** Begin Supplied records **
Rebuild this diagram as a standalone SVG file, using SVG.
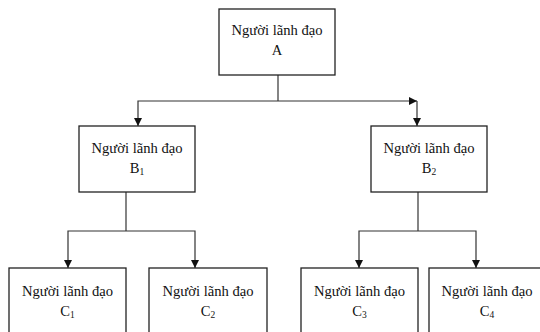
<svg xmlns="http://www.w3.org/2000/svg" width="540" height="332" viewBox="0 0 540 332">
<style>
.box{fill:#fff;stroke:#222;stroke-width:1.3}
.ln{fill:none;stroke:#333;stroke-width:1.2}
text{font-family:"Liberation Serif","Times New Roman",serif;font-size:14.6px;fill:#111;text-anchor:middle}
.sub{font-size:9.5px}
</style>
<defs>
<marker id="ah" viewBox="0 0 10 10" refX="10" refY="5" markerWidth="8" markerHeight="8" markerUnits="userSpaceOnUse" orient="auto">
<path d="M0,0 L10,5 L0,10 z" fill="#111"/>
</marker>
</defs>
<g id="connectors">
<path class="ln" d="M278,75 V101"/>
<path class="ln" d="M278,101 H138 V126" marker-end="url(#ah)"/>
<path class="ln" d="M278,101 H417" marker-end="url(#ah)"/>
<path class="ln" d="M417,101 V126" marker-end="url(#ah)"/>
<path class="ln" d="M126,192 V231"/>
<path class="ln" d="M126,231 H68 V268" marker-end="url(#ah)"/>
<path class="ln" d="M126,231 H195 V268" marker-end="url(#ah)"/>
<path class="ln" d="M418,192 V231"/>
<path class="ln" d="M418,231 H359 V268" marker-end="url(#ah)"/>
<path class="ln" d="M418,231 H476 V268" marker-end="url(#ah)"/>
</g>
<g id="A">
<rect class="box" x="219" y="9" width="116" height="66"/>
<text x="277" y="35">Người lãnh đạo</text>
<text x="277" y="55">A</text>
</g>
<g id="B1">
<rect class="box" x="79" y="126" width="116" height="66"/>
<text x="137" y="153">Người lãnh đạo</text>
<text x="137" y="173">B<tspan class="sub" dy="2">1</tspan></text>
</g>
<g id="B2">
<rect class="box" x="371" y="126" width="116" height="66"/>
<text x="429" y="153">Người lãnh đạo</text>
<text x="429" y="173">B<tspan class="sub" dy="2">2</tspan></text>
</g>
<g id="C1">
<rect class="box" x="9" y="268" width="117" height="70"/>
<text x="67.5" y="296">Người lãnh đạo</text>
<text x="67.5" y="316">C<tspan class="sub" dy="2">1</tspan></text>
</g>
<g id="C2">
<rect class="box" x="149" y="268" width="118" height="70"/>
<text x="208" y="296">Người lãnh đạo</text>
<text x="208" y="316">C<tspan class="sub" dy="2">2</tspan></text>
</g>
<g id="C3">
<rect class="box" x="301" y="268" width="117" height="70"/>
<text x="359.5" y="296">Người lãnh đạo</text>
<text x="359.5" y="316">C<tspan class="sub" dy="2">3</tspan></text>
</g>
<g id="C4">
<rect class="box" x="429" y="268" width="116" height="70"/>
<text x="487" y="296">Người lãnh đạo</text>
<text x="487" y="316">C<tspan class="sub" dy="2">4</tspan></text>
</g>
</svg>
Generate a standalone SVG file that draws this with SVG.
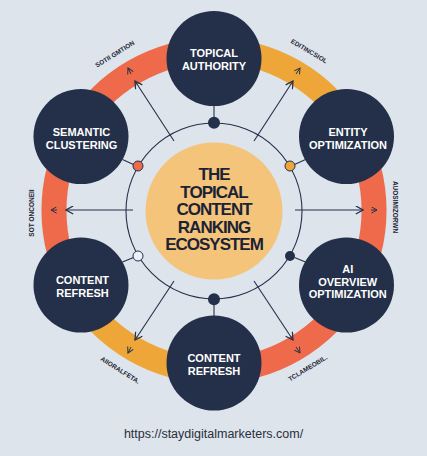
** End Supplied records **
Reproduce every record word for word. The copy must contain no pictures.

# [Reply]
Rebuild this diagram as a standalone SVG file, using SVG.
<svg xmlns="http://www.w3.org/2000/svg" width="540" height="332" viewBox="0 0 540 332">
<style>
.box{fill:#fff;stroke:#222;stroke-width:1.3}
.ln{fill:none;stroke:#333;stroke-width:1.2}
text{font-family:"Liberation Serif","Times New Roman",serif;font-size:14.6px;fill:#111;text-anchor:middle}
.sub{font-size:9.5px}
</style>
<defs>
<marker id="ah" viewBox="0 0 10 10" refX="10" refY="5" markerWidth="8" markerHeight="8" markerUnits="userSpaceOnUse" orient="auto">
<path d="M0,0 L10,5 L0,10 z" fill="#111"/>
</marker>
</defs>
<g id="connectors">
<path class="ln" d="M278,75 V101"/>
<path class="ln" d="M278,101 H138 V126" marker-end="url(#ah)"/>
<path class="ln" d="M278,101 H417" marker-end="url(#ah)"/>
<path class="ln" d="M417,101 V126" marker-end="url(#ah)"/>
<path class="ln" d="M126,192 V231"/>
<path class="ln" d="M126,231 H68 V268" marker-end="url(#ah)"/>
<path class="ln" d="M126,231 H195 V268" marker-end="url(#ah)"/>
<path class="ln" d="M418,192 V231"/>
<path class="ln" d="M418,231 H359 V268" marker-end="url(#ah)"/>
<path class="ln" d="M418,231 H476 V268" marker-end="url(#ah)"/>
</g>
<g id="A">
<rect class="box" x="219" y="9" width="116" height="66"/>
<text x="277" y="35">Người lãnh đạo</text>
<text x="277" y="55">A</text>
</g>
<g id="B1">
<rect class="box" x="79" y="126" width="116" height="66"/>
<text x="137" y="153">Người lãnh đạo</text>
<text x="137" y="173">B<tspan class="sub" dy="2">1</tspan></text>
</g>
<g id="B2">
<rect class="box" x="371" y="126" width="116" height="66"/>
<text x="429" y="153">Người lãnh đạo</text>
<text x="429" y="173">B<tspan class="sub" dy="2">2</tspan></text>
</g>
<g id="C1">
<rect class="box" x="9" y="268" width="117" height="70"/>
<text x="67.5" y="296">Người lãnh đạo</text>
<text x="67.5" y="316">C<tspan class="sub" dy="2">1</tspan></text>
</g>
<g id="C2">
<rect class="box" x="149" y="268" width="118" height="70"/>
<text x="208" y="296">Người lãnh đạo</text>
<text x="208" y="316">C<tspan class="sub" dy="2">2</tspan></text>
</g>
<g id="C3">
<rect class="box" x="301" y="268" width="117" height="70"/>
<text x="359.5" y="296">Người lãnh đạo</text>
<text x="359.5" y="316">C<tspan class="sub" dy="2">3</tspan></text>
</g>
<g id="C4">
<rect class="box" x="429" y="268" width="116" height="70"/>
<text x="487" y="296">Người lãnh đạo</text>
<text x="487" y="316">C<tspan class="sub" dy="2">4</tspan></text>
</g>
</svg>
Generate a standalone SVG file that draws this with SVG.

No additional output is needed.